> Listed records:

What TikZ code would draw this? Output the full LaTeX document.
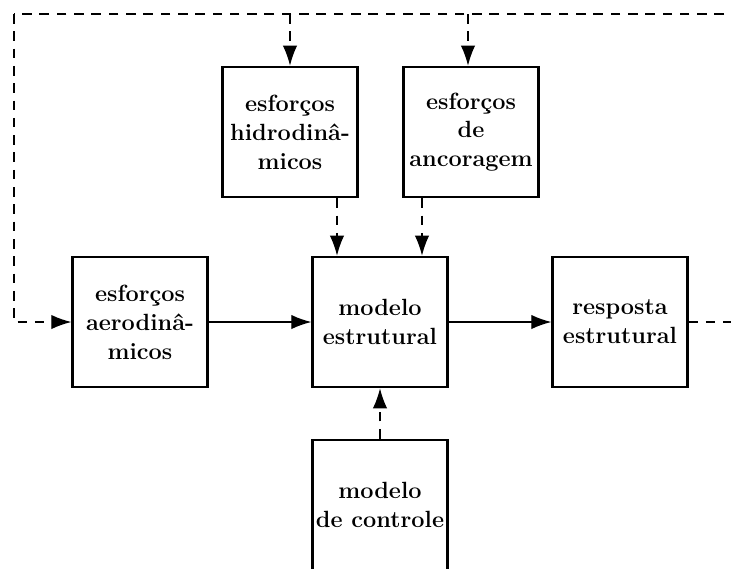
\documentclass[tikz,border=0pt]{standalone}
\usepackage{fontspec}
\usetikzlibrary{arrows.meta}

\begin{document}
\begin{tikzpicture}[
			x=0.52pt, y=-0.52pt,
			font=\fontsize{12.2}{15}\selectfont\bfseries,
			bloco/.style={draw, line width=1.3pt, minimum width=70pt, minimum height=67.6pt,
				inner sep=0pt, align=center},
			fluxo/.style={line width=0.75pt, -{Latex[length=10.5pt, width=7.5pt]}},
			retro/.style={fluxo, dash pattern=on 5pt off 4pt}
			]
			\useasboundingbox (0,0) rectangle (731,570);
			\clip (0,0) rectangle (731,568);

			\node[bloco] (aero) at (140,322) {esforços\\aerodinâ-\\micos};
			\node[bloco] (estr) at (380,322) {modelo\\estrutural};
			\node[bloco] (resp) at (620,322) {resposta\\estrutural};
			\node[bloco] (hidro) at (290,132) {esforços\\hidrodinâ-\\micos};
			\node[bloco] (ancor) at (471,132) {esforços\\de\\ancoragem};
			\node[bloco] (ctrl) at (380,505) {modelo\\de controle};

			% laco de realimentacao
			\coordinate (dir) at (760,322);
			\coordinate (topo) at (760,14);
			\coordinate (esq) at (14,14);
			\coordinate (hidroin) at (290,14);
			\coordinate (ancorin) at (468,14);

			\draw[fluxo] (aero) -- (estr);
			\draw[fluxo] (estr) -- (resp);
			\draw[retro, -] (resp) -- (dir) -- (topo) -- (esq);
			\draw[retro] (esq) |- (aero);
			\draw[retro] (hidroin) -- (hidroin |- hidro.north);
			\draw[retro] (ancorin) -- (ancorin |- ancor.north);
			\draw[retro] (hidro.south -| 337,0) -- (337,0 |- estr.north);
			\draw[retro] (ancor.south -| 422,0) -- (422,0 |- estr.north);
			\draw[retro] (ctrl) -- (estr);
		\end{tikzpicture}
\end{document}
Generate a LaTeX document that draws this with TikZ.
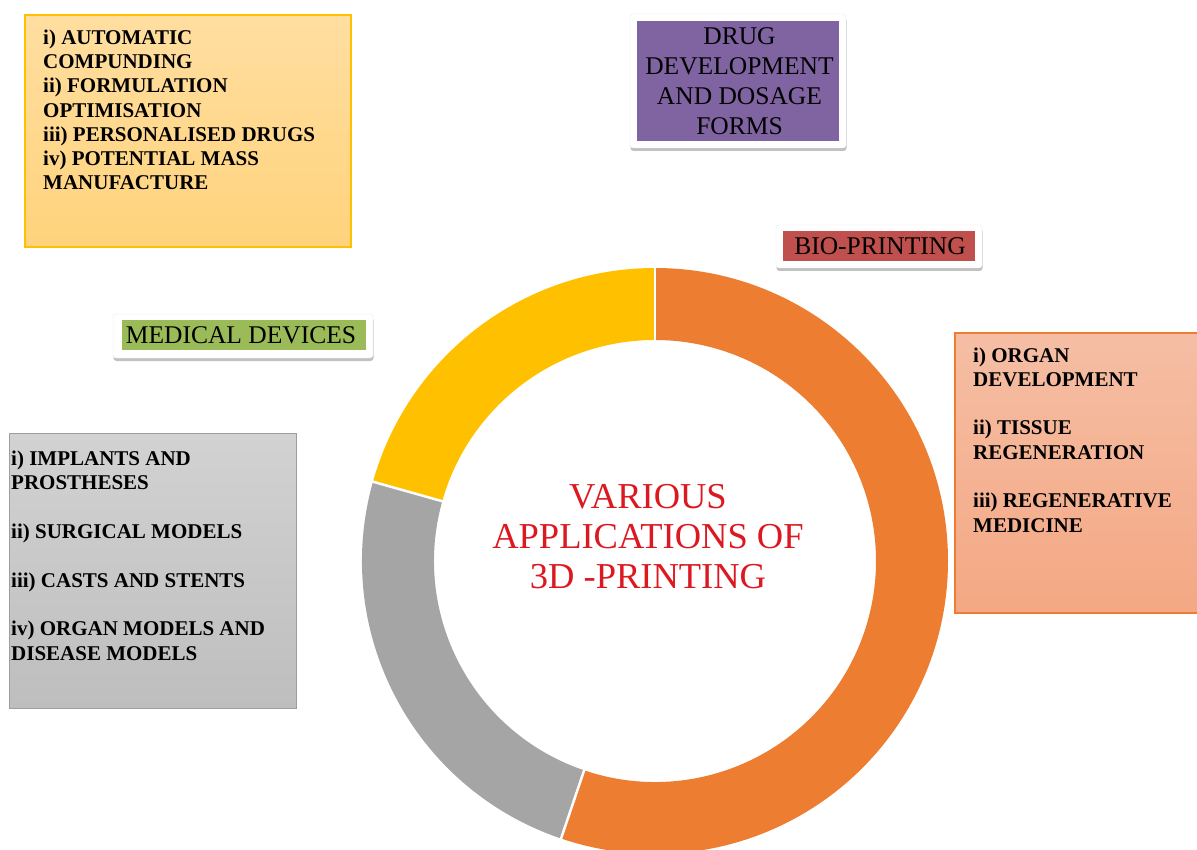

* * *

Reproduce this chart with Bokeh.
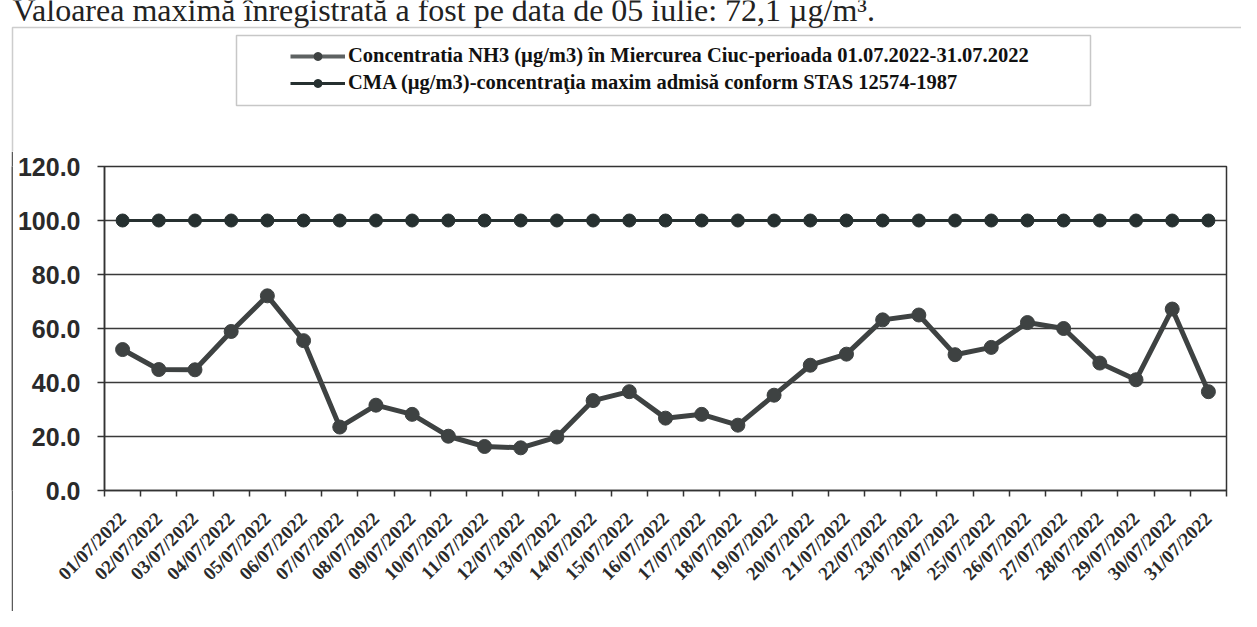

==

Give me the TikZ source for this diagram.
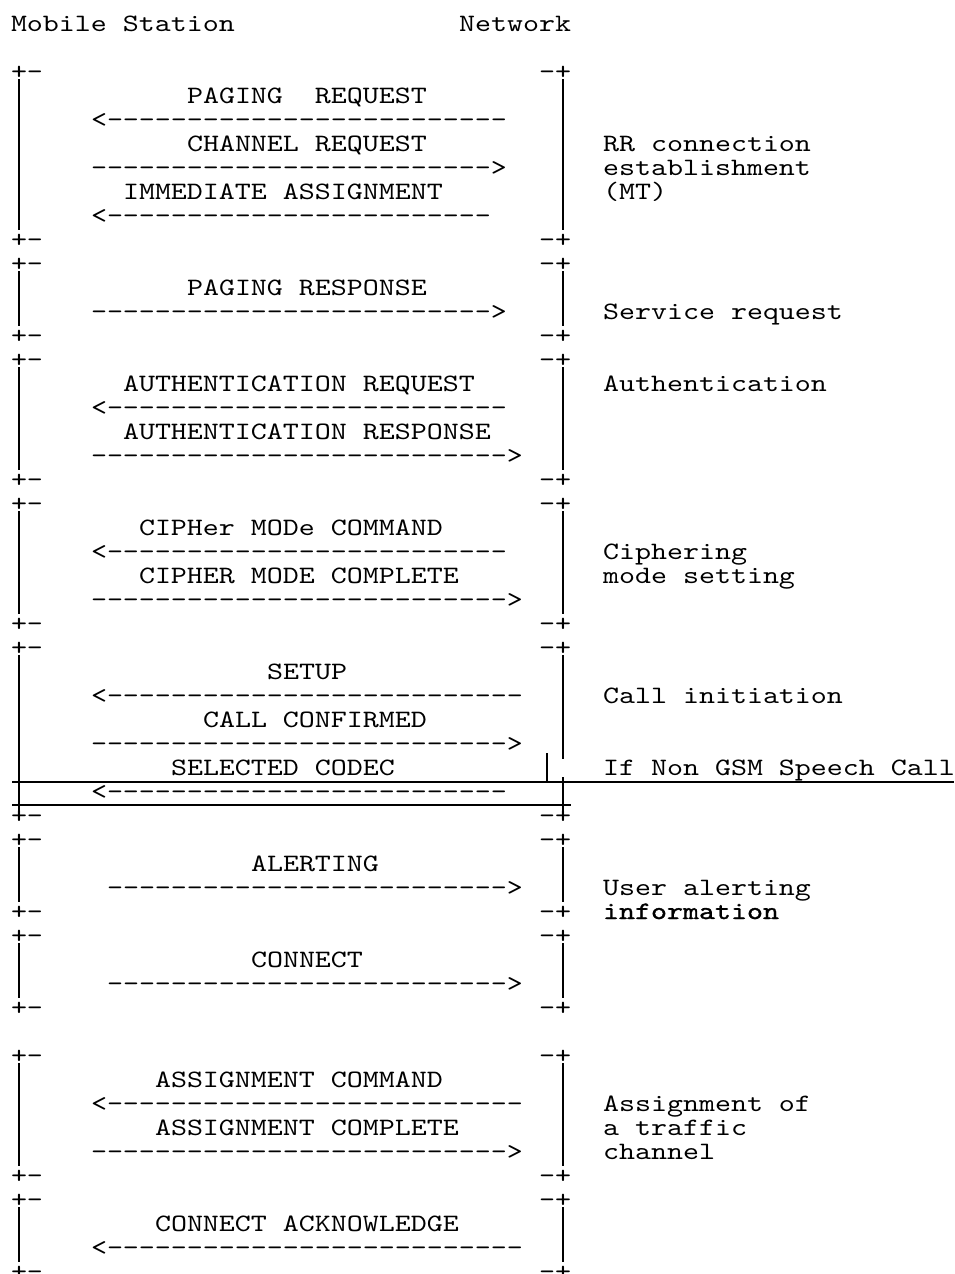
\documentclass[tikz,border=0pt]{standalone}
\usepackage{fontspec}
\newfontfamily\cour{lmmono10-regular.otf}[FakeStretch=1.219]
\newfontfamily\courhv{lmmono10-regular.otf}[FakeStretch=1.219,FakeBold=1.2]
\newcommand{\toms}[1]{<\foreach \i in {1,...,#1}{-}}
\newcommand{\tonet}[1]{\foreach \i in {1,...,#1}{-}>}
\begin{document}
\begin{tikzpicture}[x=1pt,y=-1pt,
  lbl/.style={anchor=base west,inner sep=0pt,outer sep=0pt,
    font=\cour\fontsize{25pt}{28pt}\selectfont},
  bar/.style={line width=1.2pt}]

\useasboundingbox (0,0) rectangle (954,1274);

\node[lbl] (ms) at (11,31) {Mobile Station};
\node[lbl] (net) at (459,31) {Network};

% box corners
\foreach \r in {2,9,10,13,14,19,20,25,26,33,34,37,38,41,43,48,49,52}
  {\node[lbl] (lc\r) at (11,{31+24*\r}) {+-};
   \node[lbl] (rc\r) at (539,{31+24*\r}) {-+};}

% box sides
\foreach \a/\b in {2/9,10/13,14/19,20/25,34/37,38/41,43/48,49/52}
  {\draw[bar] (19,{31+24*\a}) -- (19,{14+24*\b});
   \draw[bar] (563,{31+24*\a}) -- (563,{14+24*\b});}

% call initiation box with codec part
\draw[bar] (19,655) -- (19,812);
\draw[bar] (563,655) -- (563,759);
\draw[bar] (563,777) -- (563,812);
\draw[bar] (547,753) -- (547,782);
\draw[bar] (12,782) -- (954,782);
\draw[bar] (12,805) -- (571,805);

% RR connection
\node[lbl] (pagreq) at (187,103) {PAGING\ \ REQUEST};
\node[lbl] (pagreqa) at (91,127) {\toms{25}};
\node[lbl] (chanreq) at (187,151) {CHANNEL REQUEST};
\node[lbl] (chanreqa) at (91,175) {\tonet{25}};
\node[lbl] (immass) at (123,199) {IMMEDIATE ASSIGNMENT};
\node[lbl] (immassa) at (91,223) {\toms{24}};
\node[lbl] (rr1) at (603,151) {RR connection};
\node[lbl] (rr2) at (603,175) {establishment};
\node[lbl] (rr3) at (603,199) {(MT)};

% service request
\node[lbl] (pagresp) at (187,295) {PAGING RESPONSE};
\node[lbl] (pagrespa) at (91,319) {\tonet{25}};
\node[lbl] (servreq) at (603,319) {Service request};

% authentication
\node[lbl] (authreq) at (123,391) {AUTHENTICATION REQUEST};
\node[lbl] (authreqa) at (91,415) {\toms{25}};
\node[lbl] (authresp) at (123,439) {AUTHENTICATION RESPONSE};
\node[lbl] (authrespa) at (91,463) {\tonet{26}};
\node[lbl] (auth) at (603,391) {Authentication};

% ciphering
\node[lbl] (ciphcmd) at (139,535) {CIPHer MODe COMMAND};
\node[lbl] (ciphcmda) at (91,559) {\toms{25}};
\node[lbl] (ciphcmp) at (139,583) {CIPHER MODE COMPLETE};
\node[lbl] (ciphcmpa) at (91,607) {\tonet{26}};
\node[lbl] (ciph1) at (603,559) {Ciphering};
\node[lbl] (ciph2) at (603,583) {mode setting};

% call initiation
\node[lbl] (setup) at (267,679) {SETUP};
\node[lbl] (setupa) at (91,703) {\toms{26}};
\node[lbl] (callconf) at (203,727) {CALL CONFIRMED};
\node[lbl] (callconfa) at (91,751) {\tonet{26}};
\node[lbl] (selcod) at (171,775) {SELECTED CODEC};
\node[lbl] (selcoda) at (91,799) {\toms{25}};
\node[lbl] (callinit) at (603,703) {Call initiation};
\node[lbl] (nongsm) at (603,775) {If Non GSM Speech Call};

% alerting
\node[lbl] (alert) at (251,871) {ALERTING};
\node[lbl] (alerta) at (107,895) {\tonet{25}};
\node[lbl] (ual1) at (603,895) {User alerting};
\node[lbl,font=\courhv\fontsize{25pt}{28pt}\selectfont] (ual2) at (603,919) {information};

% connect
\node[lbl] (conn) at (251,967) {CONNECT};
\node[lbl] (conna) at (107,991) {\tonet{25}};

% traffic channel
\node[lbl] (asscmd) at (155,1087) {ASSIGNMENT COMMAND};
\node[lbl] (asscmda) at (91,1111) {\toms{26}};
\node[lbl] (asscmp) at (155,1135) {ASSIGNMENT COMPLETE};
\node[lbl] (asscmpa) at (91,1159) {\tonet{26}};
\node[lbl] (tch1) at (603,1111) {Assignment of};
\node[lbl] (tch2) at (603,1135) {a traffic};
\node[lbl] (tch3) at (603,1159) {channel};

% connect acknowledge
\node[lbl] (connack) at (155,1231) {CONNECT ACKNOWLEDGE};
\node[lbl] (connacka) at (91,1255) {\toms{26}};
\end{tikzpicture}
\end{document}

> Requirement: Go to the line that contains "What TikZ code" and copy from there down to the line that contains "(0,0) rectangle (731,568);", with both lines included. Pass over the pictures.

> Worked solution:
What TikZ code would draw this? Output the full LaTeX document.
\documentclass[tikz,border=0pt]{standalone}
\usepackage{fontspec}
\usetikzlibrary{arrows.meta}

\begin{document}
\begin{tikzpicture}[
			x=0.52pt, y=-0.52pt,
			font=\fontsize{12.2}{15}\selectfont\bfseries,
			bloco/.style={draw, line width=1.3pt, minimum width=70pt, minimum height=67.6pt,
				inner sep=0pt, align=center},
			fluxo/.style={line width=0.75pt, -{Latex[length=10.5pt, width=7.5pt]}},
			retro/.style={fluxo, dash pattern=on 5pt off 4pt}
			]
			\useasboundingbox (0,0) rectangle (731,570);
			\clip (0,0) rectangle (731,568);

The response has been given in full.